Pictures in the records should not be copied, but every other part must be repeated exactly.

>> Begin

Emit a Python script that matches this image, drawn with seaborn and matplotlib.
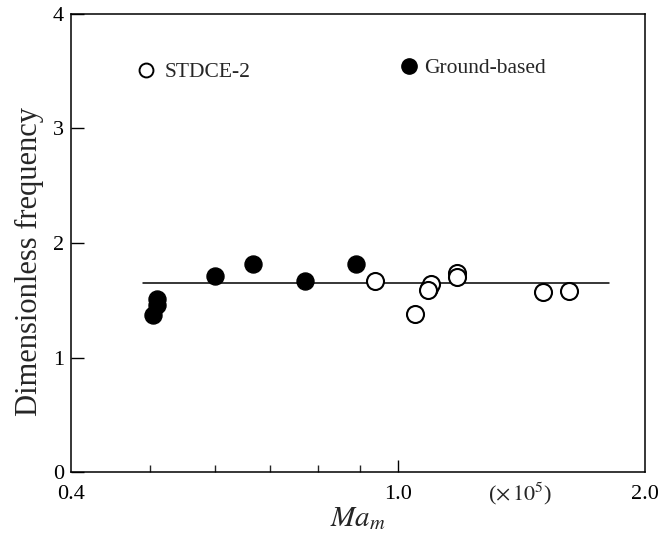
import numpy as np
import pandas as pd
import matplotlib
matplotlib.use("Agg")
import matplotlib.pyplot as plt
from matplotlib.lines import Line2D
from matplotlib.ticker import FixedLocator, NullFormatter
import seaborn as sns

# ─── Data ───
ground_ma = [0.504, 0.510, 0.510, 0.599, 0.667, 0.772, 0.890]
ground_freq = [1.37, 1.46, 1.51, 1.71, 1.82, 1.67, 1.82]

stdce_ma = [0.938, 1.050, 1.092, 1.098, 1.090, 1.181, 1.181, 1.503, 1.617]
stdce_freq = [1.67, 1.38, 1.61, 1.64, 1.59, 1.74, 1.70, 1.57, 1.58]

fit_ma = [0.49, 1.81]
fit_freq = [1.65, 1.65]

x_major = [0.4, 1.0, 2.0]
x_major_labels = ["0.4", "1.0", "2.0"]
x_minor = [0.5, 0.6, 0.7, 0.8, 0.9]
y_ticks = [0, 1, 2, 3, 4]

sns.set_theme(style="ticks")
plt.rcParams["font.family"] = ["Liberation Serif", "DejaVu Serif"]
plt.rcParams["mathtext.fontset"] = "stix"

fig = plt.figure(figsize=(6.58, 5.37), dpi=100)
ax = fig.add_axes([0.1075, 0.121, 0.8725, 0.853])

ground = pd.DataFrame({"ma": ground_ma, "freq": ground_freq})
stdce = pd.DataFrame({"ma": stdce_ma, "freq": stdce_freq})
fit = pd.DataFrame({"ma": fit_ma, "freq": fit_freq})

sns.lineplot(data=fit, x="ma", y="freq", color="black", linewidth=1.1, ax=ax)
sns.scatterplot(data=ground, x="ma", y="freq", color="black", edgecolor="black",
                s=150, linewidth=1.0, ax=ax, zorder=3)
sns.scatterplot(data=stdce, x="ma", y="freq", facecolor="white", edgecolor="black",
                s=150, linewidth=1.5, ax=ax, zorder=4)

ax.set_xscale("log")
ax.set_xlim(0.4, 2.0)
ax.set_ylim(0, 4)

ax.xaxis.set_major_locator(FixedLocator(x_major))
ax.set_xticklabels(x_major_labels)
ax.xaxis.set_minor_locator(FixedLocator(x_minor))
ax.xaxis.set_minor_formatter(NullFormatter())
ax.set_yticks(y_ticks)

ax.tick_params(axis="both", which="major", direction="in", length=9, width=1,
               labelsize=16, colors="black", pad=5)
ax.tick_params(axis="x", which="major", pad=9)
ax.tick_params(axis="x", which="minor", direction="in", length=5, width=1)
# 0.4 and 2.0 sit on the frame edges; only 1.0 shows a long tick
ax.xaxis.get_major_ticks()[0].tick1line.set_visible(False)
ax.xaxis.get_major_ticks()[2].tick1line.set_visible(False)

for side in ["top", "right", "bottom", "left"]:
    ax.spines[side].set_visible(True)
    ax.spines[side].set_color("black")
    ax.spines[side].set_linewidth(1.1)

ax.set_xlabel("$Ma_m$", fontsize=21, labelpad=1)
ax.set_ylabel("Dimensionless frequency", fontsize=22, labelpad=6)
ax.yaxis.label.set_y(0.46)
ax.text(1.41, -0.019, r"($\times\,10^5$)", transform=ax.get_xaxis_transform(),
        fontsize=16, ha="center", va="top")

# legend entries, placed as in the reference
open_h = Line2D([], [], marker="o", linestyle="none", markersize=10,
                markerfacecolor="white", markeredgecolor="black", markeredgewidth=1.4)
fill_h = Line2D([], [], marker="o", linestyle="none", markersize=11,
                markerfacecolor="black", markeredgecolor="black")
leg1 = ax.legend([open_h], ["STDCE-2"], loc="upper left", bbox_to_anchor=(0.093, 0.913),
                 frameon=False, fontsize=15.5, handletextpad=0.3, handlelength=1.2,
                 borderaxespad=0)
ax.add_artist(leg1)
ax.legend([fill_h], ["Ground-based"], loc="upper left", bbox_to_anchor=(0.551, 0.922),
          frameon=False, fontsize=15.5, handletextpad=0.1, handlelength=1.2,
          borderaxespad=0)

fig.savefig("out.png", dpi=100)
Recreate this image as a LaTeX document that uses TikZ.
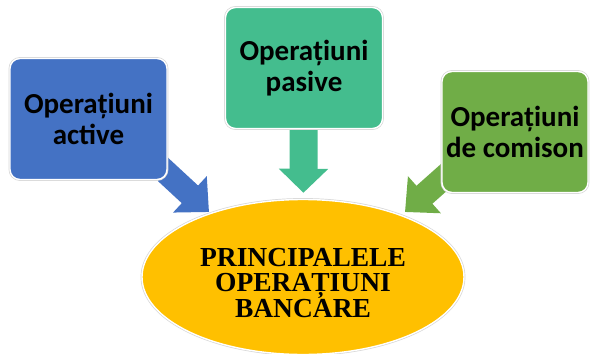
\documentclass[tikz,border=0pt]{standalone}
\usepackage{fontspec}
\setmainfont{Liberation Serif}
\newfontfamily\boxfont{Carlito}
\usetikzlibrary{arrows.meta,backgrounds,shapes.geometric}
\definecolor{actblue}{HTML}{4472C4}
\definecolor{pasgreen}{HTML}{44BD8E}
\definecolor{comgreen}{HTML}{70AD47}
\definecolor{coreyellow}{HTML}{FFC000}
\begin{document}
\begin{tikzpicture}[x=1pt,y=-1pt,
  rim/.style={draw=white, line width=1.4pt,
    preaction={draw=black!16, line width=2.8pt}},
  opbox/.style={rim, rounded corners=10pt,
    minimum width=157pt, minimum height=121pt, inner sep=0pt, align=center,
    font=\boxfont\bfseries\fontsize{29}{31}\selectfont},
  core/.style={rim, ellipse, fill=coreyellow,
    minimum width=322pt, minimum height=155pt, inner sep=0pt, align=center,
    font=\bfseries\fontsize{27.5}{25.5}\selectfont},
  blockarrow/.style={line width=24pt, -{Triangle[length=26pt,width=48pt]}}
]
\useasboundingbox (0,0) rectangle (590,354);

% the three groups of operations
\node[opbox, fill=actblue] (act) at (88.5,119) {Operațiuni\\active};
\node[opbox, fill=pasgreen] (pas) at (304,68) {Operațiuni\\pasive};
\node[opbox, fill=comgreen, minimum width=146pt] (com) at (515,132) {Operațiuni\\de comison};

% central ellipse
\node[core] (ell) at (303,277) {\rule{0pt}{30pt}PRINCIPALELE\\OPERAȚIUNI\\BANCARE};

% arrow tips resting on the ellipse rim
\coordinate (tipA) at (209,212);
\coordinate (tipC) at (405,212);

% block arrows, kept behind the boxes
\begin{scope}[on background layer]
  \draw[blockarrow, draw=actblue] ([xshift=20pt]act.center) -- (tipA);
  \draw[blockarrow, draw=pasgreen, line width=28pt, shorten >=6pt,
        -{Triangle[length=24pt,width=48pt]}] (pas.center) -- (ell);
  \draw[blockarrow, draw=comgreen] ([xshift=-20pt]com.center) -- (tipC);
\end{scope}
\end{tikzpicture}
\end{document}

>> End

▶ [COMPLETED EXERCISE]:
Emit a Python script that matches this image, drawn with seaborn and matplotlib.
import numpy as np
import pandas as pd
import matplotlib
matplotlib.use("Agg")
import matplotlib.pyplot as plt
from matplotlib.lines import Line2D
from matplotlib.ticker import FixedLocator, NullFormatter
import seaborn as sns

# ─── Data ───
ground_ma = [0.504, 0.510, 0.510, 0.599, 0.667, 0.772, 0.890]
ground_freq = [1.37, 1.46, 1.51, 1.71, 1.82, 1.67, 1.82]

stdce_ma = [0.938, 1.050, 1.092, 1.098, 1.090, 1.181, 1.181, 1.503, 1.617]
stdce_freq = [1.67, 1.38, 1.61, 1.64, 1.59, 1.74, 1.70, 1.57, 1.58]

fit_ma = [0.49, 1.81]
fit_freq = [1.65, 1.65]

x_major = [0.4, 1.0, 2.0]
x_major_labels = ["0.4", "1.0", "2.0"]
x_minor = [0.5, 0.6, 0.7, 0.8, 0.9]
y_ticks = [0, 1, 2, 3, 4]

sns.set_theme(style="ticks")
plt.rcParams["font.family"] = ["Liberation Serif", "DejaVu Serif"]
plt.rcParams["mathtext.fontset"] = "stix"

fig = plt.figure(figsize=(6.58, 5.37), dpi=100)
ax = fig.add_axes([0.1075, 0.121, 0.8725, 0.853])

ground = pd.DataFrame({"ma": ground_ma, "freq": ground_freq})
stdce = pd.DataFrame({"ma": stdce_ma, "freq": stdce_freq})
fit = pd.DataFrame({"ma": fit_ma, "freq": fit_freq})

sns.lineplot(data=fit, x="ma", y="freq", color="black", linewidth=1.1, ax=ax)
sns.scatterplot(data=ground, x="ma", y="freq", color="black", edgecolor="black",
                s=150, linewidth=1.0, ax=ax, zorder=3)
sns.scatterplot(data=stdce, x="ma", y="freq", facecolor="white", edgecolor="black",
                s=150, linewidth=1.5, ax=ax, zorder=4)

ax.set_xscale("log")
ax.set_xlim(0.4, 2.0)
ax.set_ylim(0, 4)

ax.xaxis.set_major_locator(FixedLocator(x_major))
ax.set_xticklabels(x_major_labels)
ax.xaxis.set_minor_locator(FixedLocator(x_minor))
ax.xaxis.set_minor_formatter(NullFormatter())
ax.set_yticks(y_ticks)

ax.tick_params(axis="both", which="major", direction="in", length=9, width=1,
               labelsize=16, colors="black", pad=5)
ax.tick_params(axis="x", which="major", pad=9)
ax.tick_params(axis="x", which="minor", direction="in", length=5, width=1)
# 0.4 and 2.0 sit on the frame edges; only 1.0 shows a long tick
ax.xaxis.get_major_ticks()[0].tick1line.set_visible(False)
ax.xaxis.get_major_ticks()[2].tick1line.set_visible(False)

for side in ["top", "right", "bottom", "left"]:
    ax.spines[side].set_visible(True)
    ax.spines[side].set_color("black")
    ax.spines[side].set_linewidth(1.1)

ax.set_xlabel("$Ma_m$", fontsize=21, labelpad=1)
ax.set_ylabel("Dimensionless frequency", fontsize=22, labelpad=6)
ax.yaxis.label.set_y(0.46)
ax.text(1.41, -0.019, r"($\times\,10^5$)", transform=ax.get_xaxis_transform(),
        fontsize=16, ha="center", va="top")

# legend entries, placed as in the reference
open_h = Line2D([], [], marker="o", linestyle="none", markersize=10,
                markerfacecolor="white", markeredgecolor="black", markeredgewidth=1.4)
fill_h = Line2D([], [], marker="o", linestyle="none", markersize=11,
                markerfacecolor="black", markeredgecolor="black")
leg1 = ax.legend([open_h], ["STDCE-2"], loc="upper left", bbox_to_anchor=(0.093, 0.913),
                 frameon=False, fontsize=15.5, handletextpad=0.3, handlelength=1.2,
                 borderaxespad=0)
ax.add_artist(leg1)
ax.legend([fill_h], ["Ground-based"], loc="upper left", bbox_to_anchor=(0.551, 0.922),
          frameon=False, fontsize=15.5, handletextpad=0.1, handlelength=1.2,
          borderaxespad=0)

fig.savefig("out.png", dpi=100)
Recreate this image as a LaTeX document that uses TikZ.
\documentclass[tikz,border=0pt]{standalone}
\usepackage{fontspec}
\setmainfont{Liberation Serif}
\newfontfamily\boxfont{Carlito}
\usetikzlibrary{arrows.meta,backgrounds,shapes.geometric}
\definecolor{actblue}{HTML}{4472C4}
\definecolor{pasgreen}{HTML}{44BD8E}
\definecolor{comgreen}{HTML}{70AD47}
\definecolor{coreyellow}{HTML}{FFC000}
\begin{document}
\begin{tikzpicture}[x=1pt,y=-1pt,
  rim/.style={draw=white, line width=1.4pt,
    preaction={draw=black!16, line width=2.8pt}},
  opbox/.style={rim, rounded corners=10pt,
    minimum width=157pt, minimum height=121pt, inner sep=0pt, align=center,
    font=\boxfont\bfseries\fontsize{29}{31}\selectfont},
  core/.style={rim, ellipse, fill=coreyellow,
    minimum width=322pt, minimum height=155pt, inner sep=0pt, align=center,
    font=\bfseries\fontsize{27.5}{25.5}\selectfont},
  blockarrow/.style={line width=24pt, -{Triangle[length=26pt,width=48pt]}}
]
\useasboundingbox (0,0) rectangle (590,354);

% the three groups of operations
\node[opbox, fill=actblue] (act) at (88.5,119) {Operațiuni\\active};
\node[opbox, fill=pasgreen] (pas) at (304,68) {Operațiuni\\pasive};
\node[opbox, fill=comgreen, minimum width=146pt] (com) at (515,132) {Operațiuni\\de comison};

% central ellipse
\node[core] (ell) at (303,277) {\rule{0pt}{30pt}PRINCIPALELE\\OPERAȚIUNI\\BANCARE};

% arrow tips resting on the ellipse rim
\coordinate (tipA) at (209,212);
\coordinate (tipC) at (405,212);

% block arrows, kept behind the boxes
\begin{scope}[on background layer]
  \draw[blockarrow, draw=actblue] ([xshift=20pt]act.center) -- (tipA);
  \draw[blockarrow, draw=pasgreen, line width=28pt, shorten >=6pt,
        -{Triangle[length=24pt,width=48pt]}] (pas.center) -- (ell);
  \draw[blockarrow, draw=comgreen] ([xshift=-20pt]com.center) -- (tipC);
\end{scope}
\end{tikzpicture}
\end{document}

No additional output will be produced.